PDL E LEGA: DUE LEADER A VITA
Per spiegarmi meglio: è democratico un partito in cui non sia possibile a nessuno concorrere alla leadership perché essa è assegnata a vita al fondatore e leader? Ed è normale che praticamente nessuno si ponga il problema di quali ricadute questa mancanza di democrazia interna ha sul funzionamento generale del sistema politico, soprattutto nel momento (interminabile) in cui queste formazioni detengono il potere? O non è anche questo un segnale di assuefazione a una forma di democrazia insufficiente e imperfetta?

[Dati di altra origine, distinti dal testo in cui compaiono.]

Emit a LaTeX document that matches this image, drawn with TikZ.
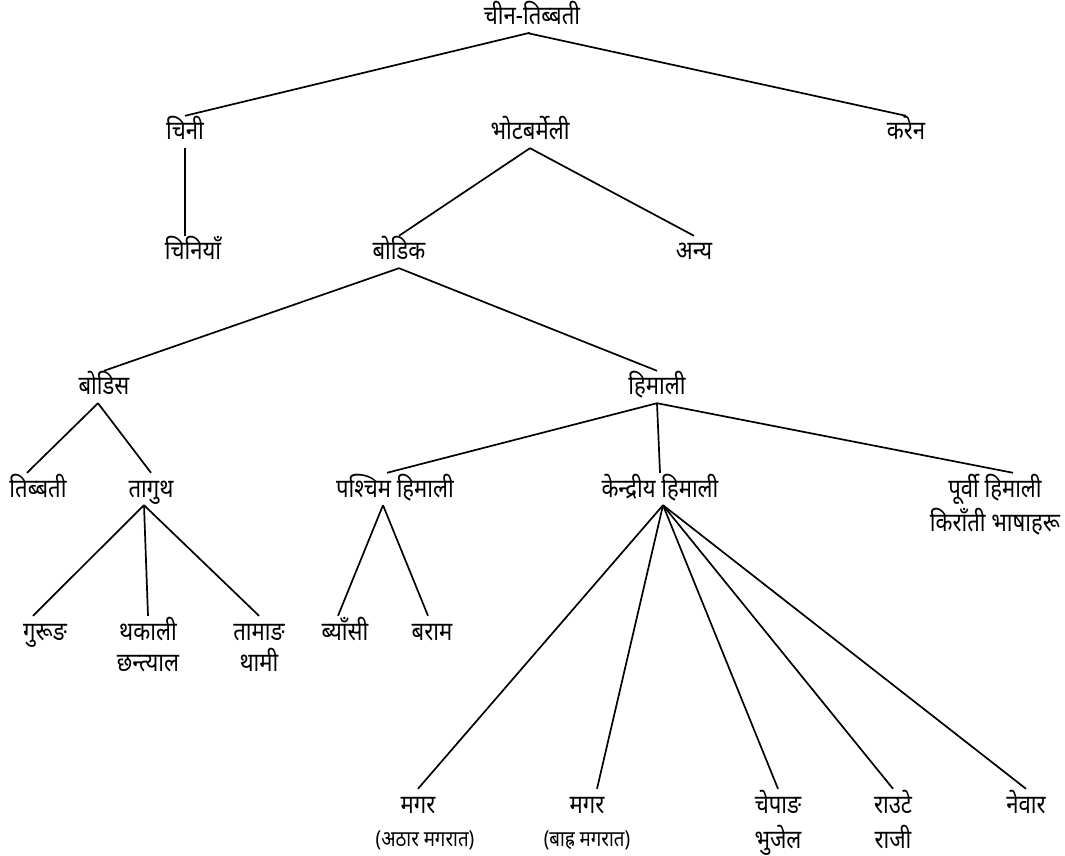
\documentclass[tikz,border=0pt]{standalone}
\usepackage{fontspec}
\setmainfont{Noto Sans}[Script=Devanagari, FakeStretch=0.85]
\usepackage{tikz}
\usetikzlibrary{shapes,arrows}
\tikzstyle{lang} = [rectangle, align=center, inner sep=0pt, text height=24pt, text depth=8pt]
\tikzstyle{langSM} = [lang, font=\fontsize{22}{26}\selectfont]
\tikzstyle{line} = [draw, line width=1.7pt]

\begin{document}
\begin{tikzpicture}[auto,
  % todas las cotas en pt: 1pt del dibujo = 1px de la figura
  font=\fontsize{26}{30}\selectfont
  ]
    \useasboundingbox (0pt,0pt) rectangle (1065pt,855pt);

    % nodes
    \node [lang] (root) at (532pt,838pt) {चीन-तिब्बती};
    \node [lang, below of = root, node distance = 115pt, xshift = -347pt] (chini) {चिनी};
    \node [lang, below of = root, node distance = 115pt, xshift = -2pt] (bhot) {भोटबर्मेली};
    \node [lang, below of = root, node distance = 115pt, xshift = 374pt] (karen) {करेन};
    \node [lang, below of = chini, node distance = 120pt, xshift = 8pt] (chiniya) {चिनियाँ};
    \node [lang, below of = bhot, node distance = 120pt, xshift = -131pt] (bodik) {बोडिक};
    \node [lang, below of = bhot, node distance = 120pt, xshift = 164pt] (anya) {अन्य};
    \node [lang, below of = bodik, node distance = 135pt, xshift = -295pt] (bodis) {बोडिस};
    \node [lang, below of = bodik, node distance = 135pt, xshift = 258pt] (himali) {हिमाली};
    \node [lang, below of = bodis, node distance = 102pt, xshift = -66pt] (tibbati) {तिब्बती};
    \node [lang, below of = bodis, node distance = 102pt, xshift = 47pt] (taguth) {तागुथ};
    \node [lang, below of = taguth, node distance = 143pt, xshift = -106pt] (gurung) {गुरूङ};
    \node [lang, below of = taguth, node distance = 143pt, xshift = -3pt] (thakali) {थकाली};
    \node [lang, below of = thakali, node distance = 31pt] (chhantyal) {छन्त्याल};
    \node [lang, below of = taguth, node distance = 143pt, xshift = 108pt] (tamang) {तामाङ};
    \node [lang, below of = tamang, node distance = 31pt] (thami) {थामी};
    \node [lang, below of = himali, node distance = 102pt, xshift = -262pt] (pashchim) {पश्चिम हिमाली};
    \node [lang, below of = himali, node distance = 102pt, xshift = 3pt] (kendriya) {केन्द्रीय हिमाली};
    \node [lang, below of = himali, node distance = 102pt, xshift = 338pt] (purbi) {पूर्वी हिमाली};
    \node [lang, below of = purbi, node distance = 34pt] (kiranti) {किराँती भाषाहरू};
    \node [lang, below of = pashchim, node distance = 143pt, xshift = -50pt] (byansi) {ब्याँसी};
    \node [lang, below of = pashchim, node distance = 143pt, xshift = 37pt] (baram) {बराम};
    \node [lang, below of = kendriya, node distance = 316pt, xshift = -242pt] (magarA) {मगर};
    \node [langSM, below of = magarA, node distance = 33pt, xshift = 7pt] (athar) {(अठार मगरात)};
    \node [lang, below of = kendriya, node distance = 316pt, xshift = -73pt] (magarB) {मगर};
    \node [langSM, below of = magarB, node distance = 33pt] (barha) {(बाह्र मगरात)};
    \node [lang, below of = kendriya, node distance = 316pt, xshift = 118pt] (chepang) {चेपाङ};
    \node [lang, below of = chepang, node distance = 35pt] (bhujel) {भुजेल};
    \node [lang, below of = kendriya, node distance = 316pt, xshift = 233pt] (raute) {राउटे};
    \node [lang, below of = raute, node distance = 35pt] (raji) {राजी};
    \node [lang, below of = kendriya, node distance = 316pt, xshift = 366pt] (newar) {नेवार};

    % edges
    \path [line] ([xshift=-4pt]root.south) -- (chini.north);
    \path [line] ([xshift=-4pt]root.south) -- (root.south -| bhot.north);
    \path [line] ([xshift=-4pt]root.south) -- (karen.north);
    \path [line] (chini.south) -- (chini.south |- chiniya.north);
    \path [line] (bhot.south) -- (bodik.north);
    \path [line] (bhot.south) -- (anya.north);
    \path [line] (bodik.south) -- (bodis.north);
    \path [line] (bodik.south) -- (himali.north);
    \path [line] ([xshift=-6pt]bodis.south) -- ([xshift=-11pt]tibbati.north);
    \path [line] ([xshift=-6pt]bodis.south) -- (taguth.north);
    \path [line] ([xshift=-7pt]taguth.south) -- ([xshift=-12pt]gurung.north);
    \path [line] ([xshift=-7pt]taguth.south) -- (thakali.north);
    \path [line] ([xshift=-7pt]taguth.south) -- (tamang.north);
    \path [line] (himali.south) -- ([xshift=-8pt]pashchim.north);
    \path [line] (himali.south) -- (kendriya.north);
    \path [line] (himali.south) -- ([xshift=18pt]purbi.north);
    \path [line] ([xshift=-12pt]pashchim.south) -- ([xshift=-7pt]byansi.north);
    \path [line] ([xshift=-12pt]pashchim.south) -- ([xshift=-4pt]baram.north);
    \path [line] ([xshift=3pt]kendriya.south) -- (magarA.north);
    \path [line] ([xshift=3pt]kendriya.south) -- ([xshift=10pt]magarB.north);
    \path [line] ([xshift=3pt]kendriya.south) -- (chepang.north);
    \path [line] ([xshift=3pt]kendriya.south) -- (raute.north);
    \path [line] ([xshift=3pt]kendriya.south) -- (newar.north);
  \end{tikzpicture}
\end{document}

MA QUASI TUTTI I PARTITI SONO COSÌ
IMPOSSIBILE LA CRESCITA DELLE IDEE E DELLE LEADERSHIP
Forse è il momento storico che premia la personalizzazione in tutti i campi, anche in questo, ma a me sembra tanto una scorciatoia di un ceto politico (ma anche di una società nel suo insieme) che non sopporta più la sfida dell’elaborazione del pensiero, il peso dell’organizzazione e della ricerca del consenso, la fatica del confronto fra le diverse posizioni. All’estero non funziona così, infatti negli Usa, in Francia, in Germania i leader sono sulla scena politica da un tempo infinitamente più breve del nostro, e gli stessi presidenti in carica si vedono mettere in discussione la loro leadership all’interno stesso delle proprie formazioni. In Italia invece preferiamo affidarci a un manager, un segretario, un capo, nella speranza che sia la persona giusta per risolvere i problemi senza che noi dobbiamo preoccuparcene in prima persona. E poi ci stupiamo se non c’è ricambio al vertice, se i giovani non trovano spazio, se la società sembra addormentata e incapace di scrollarsi di dosso questa coperta soffocante?